** begin Material provided **

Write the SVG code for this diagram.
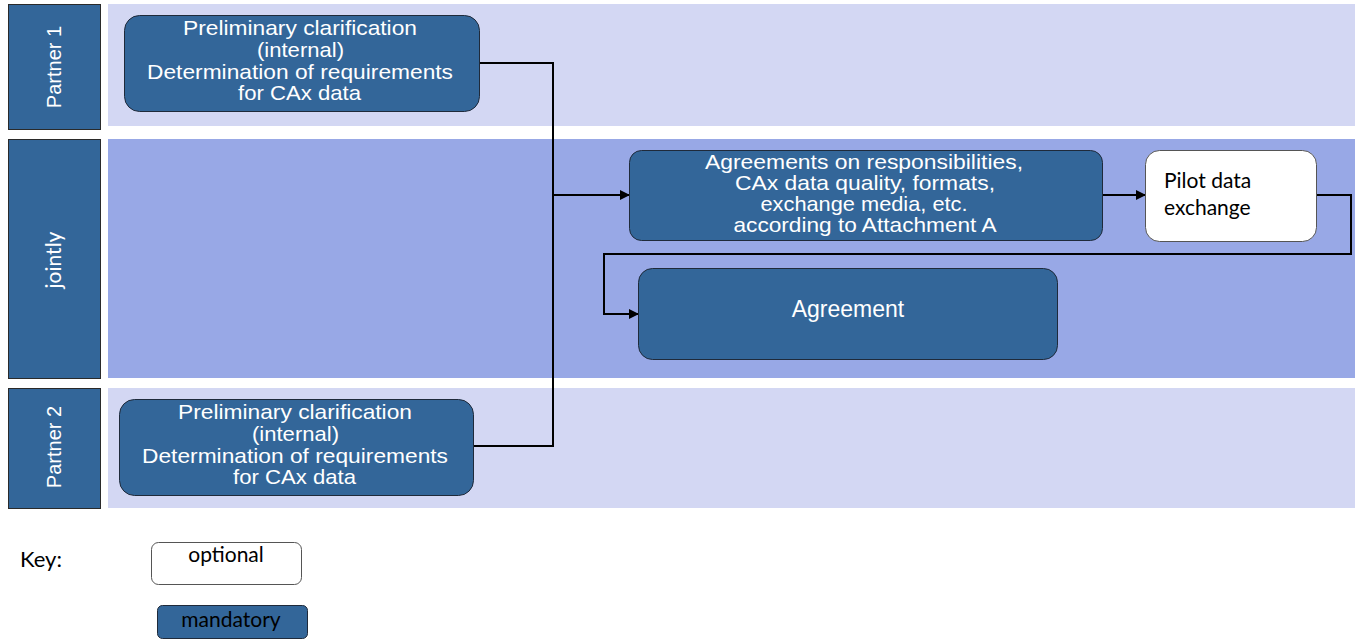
<svg xmlns="http://www.w3.org/2000/svg" width="1359" height="639" viewBox="0 0 1359 639">
<style>
.hdr{fill:#336699;stroke:#2a2a2a;stroke-width:1}
.band1{fill:#d3d7f3}
.band2{fill:#98a8e6}
.mand{fill:#336699;stroke:#1f2a3a;stroke-width:1}
.opt{fill:#ffffff;stroke:#555;stroke-width:1}
.t{font-family:"Liberation Sans",Arial,sans-serif;font-size:21px;fill:#ffffff;text-anchor:middle}
.c{font-family:Lato,"Open Sans",sans-serif;font-size:21px;fill:#000}
.lane{font-family:"Liberation Sans",Arial,sans-serif;font-size:20px;fill:#ffffff;text-anchor:middle}
.conn{fill:none;stroke:#000;stroke-width:2}
</style>
<defs>
<marker id="arr" markerWidth="10" markerHeight="10" refX="9" refY="5" orient="auto" markerUnits="userSpaceOnUse">
<path d="M0,0 L10,5 L0,10 Z" fill="#000"/>
</marker>
</defs>
<rect width="1359" height="639" fill="#ffffff"/>
<g id="lanes">
<rect class="band1" x="108" y="4" width="1247" height="122"/>
<rect class="band2" x="108" y="139" width="1247" height="239"/>
<rect class="band1" x="108" y="388" width="1247" height="120"/>
<g id="lane-partner1"><rect class="hdr" x="8.5" y="4.5" width="92" height="125"/><text class="lane" transform="translate(61,67) rotate(-90)">Partner 1</text></g>
<g id="lane-jointly"><rect class="hdr" x="8.5" y="139.5" width="92" height="239"/><text class="lane" style="font-family:Lato,'Open Sans',sans-serif;font-size:21px" transform="translate(61,260) rotate(-90)">jointly</text></g>
<g id="lane-partner2"><rect class="hdr" x="8.5" y="388.5" width="92" height="120"/><text class="lane" transform="translate(61,447) rotate(-90)">Partner 2</text></g>
</g>
<g id="connectors">
<polyline class="conn" points="479,63 553,63 553,446 473,446"/>
<polyline class="conn" points="553,195 629,195" marker-end="url(#arr)"/>
<polyline class="conn" points="1102,195 1145,195" marker-end="url(#arr)"/>
<polyline class="conn" points="1316,195 1351,195 1351,254 604,254 604,314 638,314" marker-end="url(#arr)"/>
</g>
<g id="node-p1">
<rect class="mand" x="124.5" y="15.5" width="355" height="96" rx="15"/>
<text class="t"><tspan x="300" y="35" textLength="234" lengthAdjust="spacingAndGlyphs">Preliminary clarification</tspan><tspan x="300.5" y="57" textLength="87" lengthAdjust="spacingAndGlyphs">(internal)</tspan><tspan x="300" y="79" textLength="306" lengthAdjust="spacingAndGlyphs">Determination of requirements</tspan><tspan x="299.5" y="100" textLength="123" lengthAdjust="spacingAndGlyphs">for CAx data</tspan></text>
</g>
<g id="node-p2">
<rect class="mand" x="119.5" y="399.5" width="354" height="96" rx="15"/>
<text class="t"><tspan x="295" y="419" textLength="234" lengthAdjust="spacingAndGlyphs">Preliminary clarification</tspan><tspan x="295.5" y="441" textLength="87" lengthAdjust="spacingAndGlyphs">(internal)</tspan><tspan x="295" y="463" textLength="306" lengthAdjust="spacingAndGlyphs">Determination of requirements</tspan><tspan x="294.5" y="484" textLength="123" lengthAdjust="spacingAndGlyphs">for CAx data</tspan></text>
</g>
<g id="node-agreements">
<rect class="mand" x="629.5" y="150.5" width="473" height="90" rx="12"/>
<text class="t"><tspan x="864" y="169" textLength="318" lengthAdjust="spacingAndGlyphs">Agreements on responsibilities,</tspan><tspan x="865" y="190" textLength="260" lengthAdjust="spacingAndGlyphs">CAx data quality, formats,</tspan><tspan x="864" y="211" textLength="207" lengthAdjust="spacingAndGlyphs">exchange media, etc.</tspan><tspan x="865" y="232" textLength="263" lengthAdjust="spacingAndGlyphs">according to Attachment A</tspan></text>
</g>
<g id="node-pilot">
<rect class="opt" x="1145.5" y="150.5" width="171" height="91" rx="14"/>
<text class="c"><tspan x="1164" y="188">Pilot data</tspan><tspan x="1164" y="215">exchange</tspan></text>
</g>
<g id="node-agreement">
<rect class="mand" x="638.5" y="268.5" width="419" height="91" rx="14"/>
<text class="t" style="font-size:23px" x="848" y="317">Agreement</text>
</g>
<g id="key">
<text class="c" x="20" y="567" style="font-size:22px">Key:</text>
<rect class="opt" x="151.5" y="542.5" width="150" height="42" rx="7"/>
<text class="c" x="226" y="562" text-anchor="middle">optional</text>
<rect class="mand" x="157.5" y="605.5" width="150" height="33" rx="5"/>
<text class="c" x="231" y="627" text-anchor="middle">mandatory</text>
</g>
</svg>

** end Material provided **

• Work to be completed:
Please transcribe the material above exactly as written. Leave the pictures out.

• Answer to this task:
Write the SVG code for this diagram.
<svg xmlns="http://www.w3.org/2000/svg" width="1359" height="639" viewBox="0 0 1359 639">
<style>
.hdr{fill:#336699;stroke:#2a2a2a;stroke-width:1}
.band1{fill:#d3d7f3}
.band2{fill:#98a8e6}
.mand{fill:#336699;stroke:#1f2a3a;stroke-width:1}
.opt{fill:#ffffff;stroke:#555;stroke-width:1}
.t{font-family:"Liberation Sans",Arial,sans-serif;font-size:21px;fill:#ffffff;text-anchor:middle}
.c{font-family:Lato,"Open Sans",sans-serif;font-size:21px;fill:#000}
.lane{font-family:"Liberation Sans",Arial,sans-serif;font-size:20px;fill:#ffffff;text-anchor:middle}
.conn{fill:none;stroke:#000;stroke-width:2}
</style>
<defs>
<marker id="arr" markerWidth="10" markerHeight="10" refX="9" refY="5" orient="auto" markerUnits="userSpaceOnUse">
<path d="M0,0 L10,5 L0,10 Z" fill="#000"/>
</marker>
</defs>
<rect width="1359" height="639" fill="#ffffff"/>
<g id="lanes">
<rect class="band1" x="108" y="4" width="1247" height="122"/>
<rect class="band2" x="108" y="139" width="1247" height="239"/>
<rect class="band1" x="108" y="388" width="1247" height="120"/>
<g id="lane-partner1"><rect class="hdr" x="8.5" y="4.5" width="92" height="125"/><text class="lane" transform="translate(61,67) rotate(-90)">Partner 1</text></g>
<g id="lane-jointly"><rect class="hdr" x="8.5" y="139.5" width="92" height="239"/><text class="lane" style="font-family:Lato,'Open Sans',sans-serif;font-size:21px" transform="translate(61,260) rotate(-90)">jointly</text></g>
<g id="lane-partner2"><rect class="hdr" x="8.5" y="388.5" width="92" height="120"/><text class="lane" transform="translate(61,447) rotate(-90)">Partner 2</text></g>
</g>
<g id="connectors">
<polyline class="conn" points="479,63 553,63 553,446 473,446"/>
<polyline class="conn" points="553,195 629,195" marker-end="url(#arr)"/>
<polyline class="conn" points="1102,195 1145,195" marker-end="url(#arr)"/>
<polyline class="conn" points="1316,195 1351,195 1351,254 604,254 604,314 638,314" marker-end="url(#arr)"/>
</g>
<g id="node-p1">
<rect class="mand" x="124.5" y="15.5" width="355" height="96" rx="15"/>
<text class="t"><tspan x="300" y="35" textLength="234" lengthAdjust="spacingAndGlyphs">Preliminary clarification</tspan><tspan x="300.5" y="57" textLength="87" lengthAdjust="spacingAndGlyphs">(internal)</tspan><tspan x="300" y="79" textLength="306" lengthAdjust="spacingAndGlyphs">Determination of requirements</tspan><tspan x="299.5" y="100" textLength="123" lengthAdjust="spacingAndGlyphs">for CAx data</tspan></text>
</g>
<g id="node-p2">
<rect class="mand" x="119.5" y="399.5" width="354" height="96" rx="15"/>
<text class="t"><tspan x="295" y="419" textLength="234" lengthAdjust="spacingAndGlyphs">Preliminary clarification</tspan><tspan x="295.5" y="441" textLength="87" lengthAdjust="spacingAndGlyphs">(internal)</tspan><tspan x="295" y="463" textLength="306" lengthAdjust="spacingAndGlyphs">Determination of requirements</tspan><tspan x="294.5" y="484" textLength="123" lengthAdjust="spacingAndGlyphs">for CAx data</tspan></text>
</g>
<g id="node-agreements">
<rect class="mand" x="629.5" y="150.5" width="473" height="90" rx="12"/>
<text class="t"><tspan x="864" y="169" textLength="318" lengthAdjust="spacingAndGlyphs">Agreements on responsibilities,</tspan><tspan x="865" y="190" textLength="260" lengthAdjust="spacingAndGlyphs">CAx data quality, formats,</tspan><tspan x="864" y="211" textLength="207" lengthAdjust="spacingAndGlyphs">exchange media, etc.</tspan><tspan x="865" y="232" textLength="263" lengthAdjust="spacingAndGlyphs">according to Attachment A</tspan></text>
</g>
<g id="node-pilot">
<rect class="opt" x="1145.5" y="150.5" width="171" height="91" rx="14"/>
<text class="c"><tspan x="1164" y="188">Pilot data</tspan><tspan x="1164" y="215">exchange</tspan></text>
</g>
<g id="node-agreement">
<rect class="mand" x="638.5" y="268.5" width="419" height="91" rx="14"/>
<text class="t" style="font-size:23px" x="848" y="317">Agreement</text>
</g>
<g id="key">
<text class="c" x="20" y="567" style="font-size:22px">Key:</text>
<rect class="opt" x="151.5" y="542.5" width="150" height="42" rx="7"/>
<text class="c" x="226" y="562" text-anchor="middle">optional</text>
<rect class="mand" x="157.5" y="605.5" width="150" height="33" rx="5"/>
<text class="c" x="231" y="627" text-anchor="middle">mandatory</text>
</g>
</svg>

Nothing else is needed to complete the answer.